Adequate individual storage that fits the full kit for their sport, a sense that the space has been thought through for athletes rather than repurposed from something else, and some expression of the programme identity. A locker with a nameplate is a small thing that carries disproportionate weight. It signals that someone considered the individual, not just the squad as a bulk number.

Is a locker room upgrade worth it for a community club?

The calculation is different at community level than at university level, but the principle holds. If a club retains two or three experienced players who might otherwise leave, the value in on-field continuity, mentoring of younger players, and reduced recruitment effort is real. A basic locker upgrade for a squad of 25 players at the Semi Pro tier ($469 per locker) is around $11,700 all in.
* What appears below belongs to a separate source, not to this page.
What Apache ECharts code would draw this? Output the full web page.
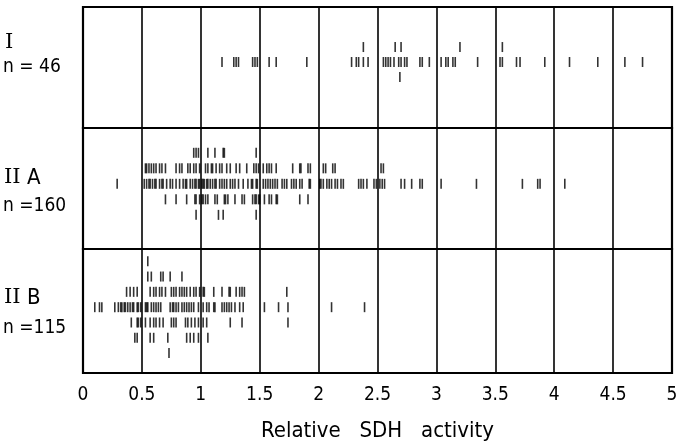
<!DOCTYPE html>
<html><head><meta charset="utf-8">
<script src="https://cdn.jsdelivr.net/npm/echarts@6/dist/echarts.min.js"></script>
<style>html,body{margin:0;padding:0;background:#fff}#c{width:681px;height:446px}</style>
</head><body><div id="c"></div>
<script>
// x-axis ticks
const xTicks = [0, 0.5, 1, 1.5, 2, 2.5, 3, 3.5, 4, 4.5, 5];
const xTitle = 'Relative   SDH   activity';
const groupNames = ['I', 'II A', 'II B'];
const groupN = ['n = 46', 'n =160', 'n =115'];

// Group I (rows: +1 above, 0 main, -1 below)
const I_p1 = [2.38, 2.65, 2.70, 3.20, 3.56];
const I_0 = [1.18, 1.28, 1.30, 1.32, 1.44, 1.46, 1.48, 1.58, 1.64, 1.90, 2.28, 2.32, 2.34, 2.38, 2.42,
  2.55, 2.57, 2.59, 2.61, 2.64, 2.68, 2.70, 2.73, 2.75, 2.86, 2.88, 2.94, 3.04, 3.08, 3.10, 3.14, 3.16,
  3.35, 3.54, 3.56, 3.68, 3.71, 3.92, 4.13, 4.37, 4.60, 4.75];
const I_m1 = [2.69];

// Group IIA
const IIA_p2 = [0.94, 0.96, 0.98, 1.06, 1.12, 1.19, 1.20, 1.47];
const IIA_p1 = [0.53, 0.54, 0.56, 0.58, 0.60, 0.62, 0.65, 0.67, 0.70, 0.79, 0.82, 0.84, 0.89, 0.91, 0.94,
  0.96, 0.99, 1.04, 1.06, 1.09, 1.10, 1.13, 1.16, 1.18, 1.22, 1.25, 1.30, 1.33, 1.39, 1.45, 1.47, 1.49,
  1.53, 1.56, 1.58, 1.60, 1.64, 1.78, 1.84, 1.85, 1.91, 1.93, 2.04, 2.06, 2.12, 2.14, 2.53, 2.55];
const IIA_0 = [0.29, 0.52, 0.54, 0.56, 0.57, 0.59, 0.61, 0.62, 0.65, 0.67, 0.68, 0.71, 0.74, 0.76, 0.79,
  0.82, 0.85, 0.87, 0.88, 0.91, 0.93, 0.95, 0.96, 0.98, 0.99, 1.01, 1.02, 1.03, 1.05, 1.06, 1.08, 1.10,
  1.12, 1.13, 1.16, 1.18, 1.20, 1.22, 1.25, 1.27, 1.29, 1.32, 1.36, 1.40, 1.43, 1.44, 1.47, 1.48, 1.53,
  1.55, 1.57, 1.59, 1.61, 1.63, 1.65, 1.69, 1.71, 1.73, 1.77, 1.79, 1.81, 1.84, 1.86, 1.92, 1.93, 2.01,
  2.02, 2.04, 2.07, 2.09, 2.11, 2.14, 2.16, 2.19, 2.21, 2.34, 2.36, 2.38, 2.41, 2.47, 2.49, 2.52, 2.54,
  2.56, 2.70, 2.73, 2.79, 2.86, 2.88, 3.04, 3.34, 3.73, 3.86, 3.88, 4.09];
const IIA_m1 = [0.70, 0.79, 0.88, 0.95, 0.96, 0.99, 1.01, 1.02, 1.04, 1.06, 1.12, 1.14, 1.20, 1.21, 1.23,
  1.29, 1.35, 1.37, 1.44, 1.46, 1.47, 1.49, 1.50, 1.54, 1.58, 1.60, 1.64, 1.65, 1.84, 1.91];
const IIA_m2 = [0.96, 1.15, 1.19, 1.47];

// Group IIB
const IIB_p3 = [0.55];
const IIB_p2 = [0.55, 0.58, 0.66, 0.68, 0.74, 0.84];
const IIB_p1 = [0.37, 0.40, 0.43, 0.46, 0.57, 0.60, 0.62, 0.65, 0.67, 0.70, 0.75, 0.77, 0.79, 0.82, 0.84,
  0.86, 0.88, 0.91, 0.94, 0.96, 0.99, 1.02, 1.03, 1.11, 1.18, 1.24, 1.25, 1.30, 1.33, 1.35, 1.37, 1.73];
const IIB_0 = [0.10, 0.14, 0.16, 0.27, 0.30, 0.32, 0.33, 0.35, 0.36, 0.38, 0.40, 0.42, 0.43, 0.46, 0.47,
  0.49, 0.53, 0.54, 0.55, 0.58, 0.60, 0.62, 0.64, 0.66, 0.74, 0.76, 0.77, 0.79, 0.81, 0.84, 0.86, 0.88,
  0.90, 0.92, 0.94, 0.98, 1.02, 1.05, 1.07, 1.11, 1.12, 1.18, 1.20, 1.22, 1.24, 1.26, 1.29, 1.33, 1.36,
  1.54, 1.66, 1.74, 2.11, 2.39];
const IIB_m1 = [0.41, 0.46, 0.47, 0.49, 0.53, 0.57, 0.60, 0.62, 0.65, 0.68, 0.75, 0.77, 0.79, 0.87, 0.89,
  0.92, 0.95, 0.98, 1.02, 1.05, 1.25, 1.35, 1.74];
const IIB_m2 = [0.44, 0.46, 0.57, 0.60, 0.72, 0.88, 0.91, 0.94, 0.98, 1.06];
const IIB_m3 = [0.73];

function pts(arr, row) { return arr.map(v => [v, row]); }
const panelData = [
  [].concat(pts(I_p1, 1), pts(I_0, 0), pts(I_m1, -1)),
  [].concat(pts(IIA_p2, 2), pts(IIA_p1, 1), pts(IIA_0, 0), pts(IIA_m1, -1), pts(IIA_m2, -2)),
  [].concat(pts(IIB_p3, 3), pts(IIB_p2, 2), pts(IIB_p1, 1), pts(IIB_0, 0), pts(IIB_m1, -1), pts(IIB_m2, -2), pts(IIB_m3, -3))
];

const grids = [
  {left: 83, right: 9, top: 7, height: 121},
  {left: 83, right: 9, top: 128, height: 121},
  {left: 83, right: 9, top: 249, height: 124}
];
const yRanges = [[-4.4, 3.67], [-4.2, 3.6], [-4.3, 3.8]];
const FONT = '"DejaVu Sans Condensed", "DejaVu Sans", sans-serif';

const option = {
  animation: false,
  backgroundColor: '#fff',
  grid: grids.map(g => Object.assign({show: true, borderColor: '#000', borderWidth: 2.2, backgroundColor: 'transparent'}, g)),
  xAxis: grids.map((g, i) => ({
    gridIndex: i, type: 'value', min: 0, max: 5, interval: 0.5,
    axisLine: {show: false}, axisTick: {show: false},
    splitLine: {show: true, lineStyle: {color: '#000', width: 1.6}},
    axisLabel: {show: i === 2, color: '#000', fontFamily: FONT, fontSize: 19, margin: 13,
      formatter: v => String(v)},
    name: i === 2 ? xTitle : '', nameLocation: 'middle', nameGap: 47,
    nameTextStyle: {color: '#000', fontFamily: FONT, fontSize: 22}
  })),
  yAxis: grids.map((g, i) => ({
    gridIndex: i, type: 'value', min: yRanges[i][0], max: yRanges[i][1],
    axisLine: {show: false}, axisTick: {show: false}, axisLabel: {show: false}, splitLine: {show: false}
  })),
  series: panelData.map((d, i) => ({
    type: 'scatter', xAxisIndex: i, yAxisIndex: i, data: d,
    symbol: 'rect', symbolSize: [1.6, 10], itemStyle: {color: '#000'}, silent: true
  })),
  graphic: [
    {type: 'text', left: 5, top: 32, style: {text: 'I', font: '21px "DejaVu Serif"', fill: '#000'}},
    {type: 'text', left: 3, top: 58, style: {text: groupN[0], font: '19px ' + FONT, fill: '#000'}},
    {type: 'text', left: 4, top: 167, style: {text: '{r|II}{s| A}', rich: {r: {font: '21px "DejaVu Serif"', fill: '#000'}, s: {font: '22px ' + FONT, fill: '#000'}}}},
    {type: 'text', left: 3, top: 197, style: {text: groupN[1], font: '19px ' + FONT, fill: '#000'}},
    {type: 'text', left: 4, top: 287, style: {text: '{r|II}{s| B}', rich: {r: {font: '21px "DejaVu Serif"', fill: '#000'}, s: {font: '22px ' + FONT, fill: '#000'}}}},
    {type: 'text', left: 3, top: 319, style: {text: groupN[2], font: '19px ' + FONT, fill: '#000'}}
  ]
};
const chart = echarts.init(document.getElementById('c'));
chart.setOption(option);
</script></body></html>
Set that against the cost of losing and replacing key personnel.

How do lockers help with player retention?

Directly, by giving players a space that feels like theirs: a named locker, a consistent place in the room, enough storage for their kit. Indirectly, by signalling that the club or university invests in the environment players use every week. Players who feel the facility respects them are more likely to renew, refer others, and stay through difficult patches in form or results.

What is the cost of a proper locker room upgrade versus losing a key player?

A full locker room for a university or club squad of 30 to 40 players at the Varsity tier ($597 per locker) lands at roughly $18,000 to $24,000 before installation. Replacing a key experienced player, factoring in the time cost of recruitment, trial periods, and the on-field gap, is harder to quantify but not trivial. Most Directors of Sport who have run that comparison have found the locker investment favourable.

How quickly can a locker room be upgraded?

The full timeline from first consultation to completed installation is typically 10 to 12 weeks. Design and approval takes one to two weeks, manufacturing six to eight weeks, and delivery and installation two to three weeks. For clubs or universities working to a specific season start or formal visit period, planning four months in advance gives comfortable margin.